HOW TO MAKE GLUTEN-FREE CHOCOLATE PECAN TART
I love the look and precision of a tart shell, but you would always use a 9-inch pie pan instead. This is the best chocolate pecan pie ever!
- Preheat the oven to 350°F.
- Roll out dough on a lightly floured surface into a large circle ⅛ inch thick, then place the dough into a 9 - inch lightly greased tart pan with removable bottom. Press the dough with your hands on the bottom and sides of your pan, crimping the sides of the pan, smoothing out any gaps or cracks. Then pop the tart pan in the freezer while you make the filling.
- Add the chocolate chips and butter to a large glass bowl and microwave for 30-second intervals, stirring in between with a spoon, until melted. It should take around 1 minute to fully melt. Add the dark brown sugar, eggs, vanilla extract, and salt to the melted chocolate, stirring until fully mixed.
- Remove the tart pan from the freezer and carefully pour the filling into the pan.
- Arrange 3 rows of pecans to the top of the pie with one nut reserved for the center in a circular pattern and evenly spaced. Then place the tart on a large baking sheet and into the oven for 20 minutes. Then 5 more minutes with the addition of aluminum foil over the top to prevent the toasted pecans from burning. The pecan tart is ready once the middle has set and the tops of the pecans are golden brown.
- Remove the tart from the oven and allow it to cool on a wire rack at room temperature for 4 hours before serving. Store the pecan tart in an airtight container or simply place a sheet of aluminum foil over the top. This tart is best served a day later.

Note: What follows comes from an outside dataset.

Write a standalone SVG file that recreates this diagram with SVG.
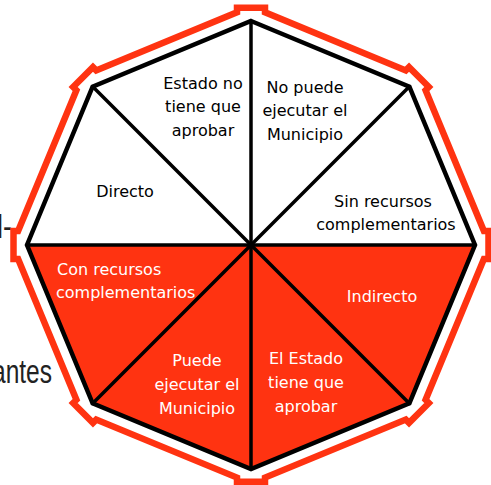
<svg xmlns="http://www.w3.org/2000/svg" width="491" height="485" viewBox="0 0 491 485">
<style>
.w{fill:#ffffff}
.r{fill:#FF3311}
.t{font-family:"DejaVu Sans",Verdana,sans-serif;font-size:16px;text-anchor:middle}
.tb{fill:#000000}
.tw{fill:#ffffff}
.bg{font-family:"Liberation Sans",Arial,sans-serif;font-size:33px;fill:#222222}
.sp{stroke:#000;stroke-width:3.5;fill:none;stroke-linecap:round}
</style>
<rect width="491" height="485" fill="#ffffff"/>
<g id="background-text">
<text class="bg" x="-8" y="383" textLength="60" lengthAdjust="spacingAndGlyphs">antes</text>
<text class="bg" x="-3" y="238" textLength="15" lengthAdjust="spacingAndGlyphs" fill="#666666">l-</text>
</g>
<path id="outer-ring" d="M237,12.3 L237,7.8 L265,7.8 L265,12.3 L405.79,70.41 L409.04,67.16 L428.84,86.96 L425.59,90.21 L483.9,231 L488.5,231 L488.5,259 L483.9,259 L425.59,399.79 L428.84,403.04 L409.04,422.84 L405.79,419.59 L265,477.6 L265,481.8 L237,481.8 L237,477.6 L96.21,419.59 L92.96,422.84 L73.16,403.04 L76.41,399.79 L18.1,259 L13.5,259 L13.5,231 L18.1,231 L76.41,90.21 L73.16,86.96 L92.96,67.16 L96.21,70.41 Z" fill="none" stroke="#FF3311" stroke-width="6.5" stroke-linejoin="miter"/>
<g id="sector-directo">
<polygon class="w" points="251,245 27,245 92.6,86.6"/>
<text class="t tb" x="125" y="197">Directo</text>
</g>
<g id="sector-estado-no-aprobar">
<polygon class="w" points="251,245 92.6,86.6 251,21"/>
<text class="t tb" x="203" y="89">Estado no</text>
<text class="t tb" x="203" y="112">tiene que</text>
<text class="t tb" x="203" y="136">aprobar</text>
</g>
<g id="sector-no-puede-ejecutar">
<polygon class="w" points="251,245 251,21 409.4,86.6"/>
<text class="t tb" x="305" y="93">No puede</text>
<text class="t tb" x="305" y="116">ejecutar el</text>
<text class="t tb" x="305" y="140">Municipio</text>
</g>
<g id="sector-sin-recursos">
<polygon class="w" points="251,245 409.4,86.6 475,245"/>
<text class="t tb" x="383" y="207">Sin recursos</text>
<text class="t tb" x="386" y="230">complementarios</text>
</g>
<g id="sector-indirecto">
<polygon class="r" points="251,245 475,245 409.4,403.4"/>
<text class="t tw" x="382" y="302">Indirecto</text>
</g>
<g id="sector-estado-tiene-aprobar">
<polygon class="r" points="251,245 409.4,403.4 251,469"/>
<text class="t tw" x="306" y="364">El Estado</text>
<text class="t tw" x="306" y="388">tiene que</text>
<text class="t tw" x="306" y="412">aprobar</text>
</g>
<g id="sector-puede-ejecutar">
<polygon class="r" points="251,245 251,469 92.6,403.4"/>
<text class="t tw" x="197" y="366">Puede</text>
<text class="t tw" x="197" y="390">ejecutar el</text>
<text class="t tw" x="197" y="414">Municipio</text>
</g>
<g id="sector-con-recursos">
<polygon class="r" points="251,245 92.6,403.4 27,245"/>
<text class="t tw" x="57" y="275" style="text-anchor:start">Con recursos</text>
<text class="t tw" x="56" y="298" style="text-anchor:start">complementarios</text>
</g>
<g id="connectors">
<line class="sp" x1="251" y1="245" x2="251" y2="21"/>
<line class="sp" x1="251" y1="245" x2="409.4" y2="86.6"/>
<line class="sp" x1="251" y1="245" x2="475" y2="245"/>
<line class="sp" x1="251" y1="245" x2="409.4" y2="403.4"/>
<line class="sp" x1="251" y1="245" x2="251" y2="469"/>
<line class="sp" x1="251" y1="245" x2="92.6" y2="403.4"/>
<line class="sp" x1="251" y1="245" x2="27" y2="245"/>
<line class="sp" x1="251" y1="245" x2="92.6" y2="86.6"/>
</g>
<polygon id="octagon-outline" points="251,21 409.4,86.6 475,245 409.4,403.4 251,469 92.6,403.4 27,245 92.6,86.6" fill="none" stroke="#000" stroke-width="4.5" stroke-linejoin="miter"/>
</svg>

GLUTEN-FREE PECAN TART CHOCOLATE OPTIONS
This recipe calls for melted dark chocolate, and the lower percentage of dark chocolate will require less sugar in the overall tart.
Here is a guide for the amount of sugar to use in this recipe, paired with the chocolate percentage:
- 100% Unsweetened Chocolate: 1 cup of sugar
- 90-80% Bittersweet Chocolate: ¾ cup of sugar
- 50-75% Semi-Sweet - Dark Chocolate: ¾ cup of sugar
GLUTEN-FREE TART CRUST OPTIONS
In this recipe both a traditional gluten-free pie crust and my almond flour crust with great results. You could also try a chocolate Oreo crust or any other nut flours for grain-free crusts.

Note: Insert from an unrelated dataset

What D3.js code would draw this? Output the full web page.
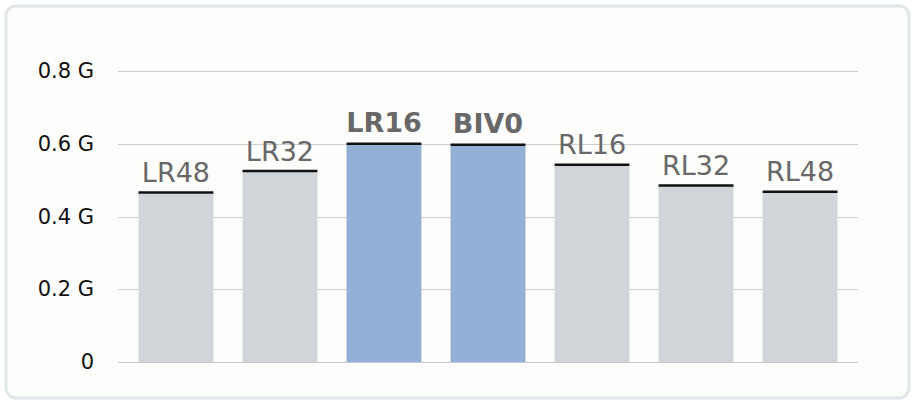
<!DOCTYPE html>
<html><head><meta charset="utf-8">
<script src="https://cdn.jsdelivr.net/npm/d3@7"></script>
<style>body{margin:0;background:#fff;}svg{display:block;font-family:"DejaVu Sans",sans-serif;}</style>
</head><body><svg id="c" width="914" height="401"></svg>
<script>
const categories = ["LR48","LR32","LR16","BIV0","RL16","RL32","RL48"];
const values = [0.466e9, 0.525e9, 0.600e9, 0.597e9, 0.542e9, 0.485e9, 0.468e9];
const highlighted = ["LR16","BIV0"];
const tickValues = [0, 0.2e9, 0.4e9, 0.6e9, 0.8e9];
const tickLabels = ["0","0.2 G","0.4 G","0.6 G","0.8 G"];

const svg = d3.select("#c");
svg.append("rect").attr("x",6).attr("y",6).attr("width",903).attr("height",392)
  .attr("rx",10).attr("fill","#fdfdfb").attr("stroke","#e1e7ea").attr("stroke-width",3);

const x = d3.scaleBand().domain(categories).range([118,858]).paddingInner(0.28).paddingOuter(0.197);
const y = d3.scaleLinear().domain([0,0.8e9]).range([362,71]);

const g = svg.append("g");
g.selectAll("line.grid").data(tickValues).join("line").attr("class","grid")
  .attr("x1",118).attr("x2",858).attr("y1",d=>Math.round(y(d))+0.5).attr("y2",d=>Math.round(y(d))+0.5)
  .attr("stroke",d=>d===0?"#c4c8cb":"#cfcfcf").attr("stroke-width",1);

const yAxis = d3.axisLeft(y).tickValues(tickValues).tickFormat((d,i)=>tickLabels[i]).tickSize(0).tickPadding(0);
const ya = svg.append("g").attr("transform","translate(94,0)").call(yAxis);
ya.select(".domain").remove();
ya.selectAll("text").attr("font-size",21).attr("fill","#111").attr("font-family","DejaVu Sans");

const bars = svg.append("g").selectAll("g").data(categories).join("g");
bars.append("rect").attr("x",d=>x(d)).attr("width",x.bandwidth())
  .attr("y",(d,i)=>y(values[i])).attr("height",(d,i)=>y(0)-y(values[i]))
  .attr("fill",d=>highlighted.includes(d)?"#93afd5":"#d0d5d9");
bars.append("line").attr("x1",d=>x(d)).attr("x2",d=>x(d)+x.bandwidth())
  .attr("y1",(d,i)=>y(values[i])).attr("y2",(d,i)=>y(values[i]))
  .attr("stroke","#111").attr("stroke-width",2.5);
bars.append("text").attr("x",d=>x(d)+x.bandwidth()/2)
  .attr("y",(d,i)=>y(values[i])-(highlighted.includes(d)?12:10.5))
  .attr("text-anchor","middle").attr("font-size",27).attr("fill","#686868")
  .attr("font-weight",d=>highlighted.includes(d)?"bold":"normal").text(d=>d);
</script></body></html>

CAN I MAKE THIS CHOCOLATE PECAN TART PALEO?
Yes, this tart can be made paleo. Try using my almond flour crust recipe for the crust, and ghee, coconut sugar, and paleo-friendly chocolate chips, such as these 72% coconut sugar chocolate chips or these 100% unsweetened chocolate chip options in the filling. Adjust the amount of sugar as needed.

FOR MORE DESSERT RECIPES, CHECK OUT THE LINK BELOW
- Gluten-Free Sweet Potato Pie
- Gluten-Free Pecan Pie
- Gluten-Free Lemon Tart
- Gluten-Free Vanilla Cream Fruit Tart
- Gluten-Free Pumpkin Pie
Recipe
Gluten-Free Chocolate Pecan Tart
Ingredients
Crust
- 1¼ cups gluten-free flour (170grams)
- 8 tablespoons unsalted butter, chilled
- 1 tablespoon sugar or coconut sugar
- 1 large egg
- ½ teaspoon salt
- 1-2 tablespoons cold water, if dough is too dry
Chocolate Tart Filling
- ½ cup unsalted butter
- ¾ cup dark chocolate chips (120 grams)
- ¾ cup dark brown sugar or coconut sugar
- 2 large eggs
- 2 teaspoons vanilla extract
- ¼ teaspoon salt
Pecan Topping
- 1¼ cups pecan halves
Instructions
- Preheat the oven to 350°F.
- Start by making your tart crust. Then place the dough in the refrigerator for 1 hour to chill. Proceed to the next step.

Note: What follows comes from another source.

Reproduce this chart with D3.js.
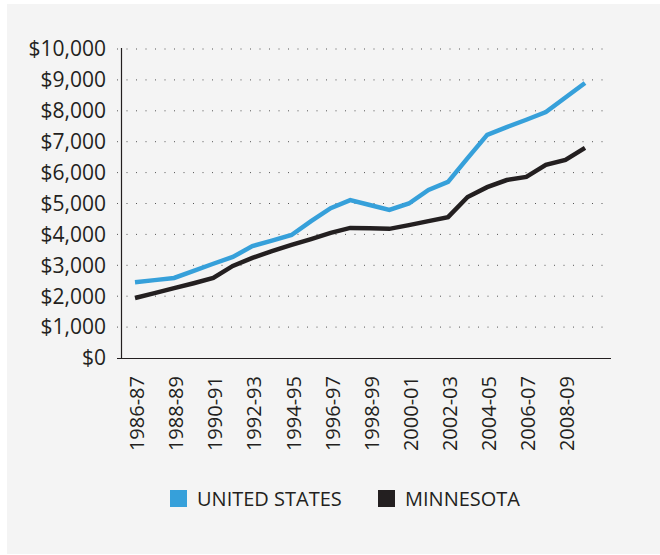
<!DOCTYPE html>
<html>
<head>
<meta charset="utf-8">
<script src="https://cdn.jsdelivr.net/npm/d3@7"></script>
<style>
  body { margin: 0; background: #fff; }
  text { font-family: "Open Sans", "DejaVu Sans", sans-serif; fill: #231f20; }
  .grid { stroke: #555; stroke-width: 1; stroke-dasharray: 1,8.5; }
  .axis-line { stroke: #231f20; stroke-width: 1.2; }
  .line { fill: none; stroke-width: 4.5; stroke-linejoin: miter; }
</style>
</head>
<body>
<script>

// school years on the x axis
var years = ["1986-87", "1987-88", "1988-89", "1989-90", "1990-91", "1991-92",
             "1992-93", "1993-94", "1994-95", "1995-96", "1996-97", "1997-98",
             "1998-99", "1999-00", "2000-01", "2001-02", "2002-03", "2003-04",
             "2004-05", "2005-06", "2006-07", "2007-08", "2008-09", "2009-10"];

// values (dollars)
var us_values = [2450, 2520, 2590, 2820, 3050, 3270, 3620, 3800, 3980, 4430, 4850, 5110,
                 4950, 4790, 5000, 5440, 5700, 6470, 7220, 7470, 7710, 7960, 8430, 8900];
var mn_values = [1940, 2100, 2260, 2420, 2590, 2980, 3240, 3460, 3660, 3850, 4050, 4210,
                 4200, 4180, 4300, 4430, 4560, 5210, 5530, 5760, 5860, 6250, 6410, 6800];

var y_ticks = [0, 1000, 2000, 3000, 4000, 5000, 6000, 7000, 8000, 9000, 10000];
var x_labels = ["1986-87", "1988-89", "1990-91", "1992-93", "1994-95", "1996-97",
                "1998-99", "2000-01", "2002-03", "2004-05", "2006-07", "2008-09"];

var series = [
    {name: "UNITED STATES", color: "#36a0da", values: us_values},
    {name: "MINNESOTA", color: "#231f20", values: mn_values}
];

var width = 660, height = 555;

var svg = d3.select("body").append("svg")
            .attr("width", width)
            .attr("height", height);

svg.append("rect")
   .attr("x", 7).attr("y", 4)
   .attr("width", 653).attr("height", 550)
   .attr("fill", "#f4f4f4");

var xScale = d3.scalePoint().domain(years).range([135, 585]);
var yScale = d3.scaleLinear().domain([0, 10000]).range([358, 49]);

// dotted gridlines
svg.selectAll(".grid")
   .data(y_ticks.filter(d => d > 0))
   .enter()
   .append("line")
   .attr("class", "grid")
   .attr("x1", 117)
   .attr("x2", 604)
   .attr("y1", d => yScale(d))
   .attr("y2", d => yScale(d));

// y axis labels
var fmt = d3.format(",");
svg.selectAll(".ytick")
   .data(y_ticks)
   .enter()
   .append("text")
   .attr("class", "ytick")
   .attr("x", 106)
   .attr("y", d => yScale(d))
   .attr("dy", "0.35em")
   .attr("text-anchor", "end")
   .style("font-size", "21px")
   .text(d => "$" + fmt(d));

// axis lines
svg.append("line")
   .attr("class", "axis-line")
   .attr("x1", 121.5).attr("x2", 121.5)
   .attr("y1", yScale(10000) - 1).attr("y2", yScale(0));
svg.append("line")
   .attr("class", "axis-line")
   .attr("x1", 117).attr("x2", 611)
   .attr("y1", yScale(0) + 0.5).attr("y2", yScale(0) + 0.5);

// x axis labels, rotated
svg.selectAll(".xtick")
   .data(x_labels)
   .enter()
   .append("text")
   .attr("class", "xtick")
   .attr("transform", d => "translate(" + (xScale(d) + 2) + ",376) rotate(-90)")
   .attr("dy", "0.35em")
   .attr("text-anchor", "end")
   .style("font-size", "20px")
   .text(d => d);

// lines
var line = d3.line()
             .x((d, i) => xScale(years[i]))
             .y(d => yScale(d));

svg.selectAll(".line")
   .data(series)
   .enter()
   .append("path")
   .attr("class", "line")
   .attr("stroke", d => d.color)
   .attr("d", d => line(d.values));

// legend
var legend_x = [170, 378];
var legend = svg.selectAll(".legend")
                .data(series)
                .enter()
                .append("g")
                .attr("class", "legend")
                .attr("transform", (d, i) => "translate(" + legend_x[i] + ",490)");

legend.append("rect")
      .attr("width", 17)
      .attr("height", 17)
      .attr("fill", d => d.color);

legend.append("text")
      .attr("x", 27)
      .attr("y", 16)
      .style("font-size", "20px")
      .text(d => d.name);

</script>
</body>
</html>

- Roll out dough on a lightly floured surface into a large circle ⅛ inch thick, then place the dough into a 9 - inch lightly greased tart pan with removable bottom. Press the dough with your hands on the bottom and sides of your pan, crimping the sides of the pan, smoothing out any gaps or cracks. Then pop the tart pan in the freezer while you make the filling.
- Add the chocolate chips and butter to a large glass bowl and microwave for 30-second intervals, stirring in between with a spoon, until melted. It should take around 1 minute to fully melt. Then add the dark brown sugar, eggs, vanilla extract, and salt to the melted butter and chocolate mixture. Stir until well combined.
- Remove the tart pan from the freezer and carefully pour the filling into the pan.
- Arrange 3 rows of pecans on top of the tart with one nut reserved for the center in a circular pattern and evenly spaced. Then place the tart on a large baking sheet and into the oven for 20 minutes. After 20 minutes remove the tart from the oven and place a sheet of aluminum foil over the top, to avoid the pecans from burning. Return the tart to the oven for 3-5 more minutes. The pecan tart is ready once the middle has set and the tops of the pecans are golden brown.
- Remove the tart from the oven and allow it to cool on a wire rack at room temperature for 4 hours before serving. Once the tart has cooled, place a sheet of aluminum foil over the top and store it at room temperature. For best results, serve the tart the next day.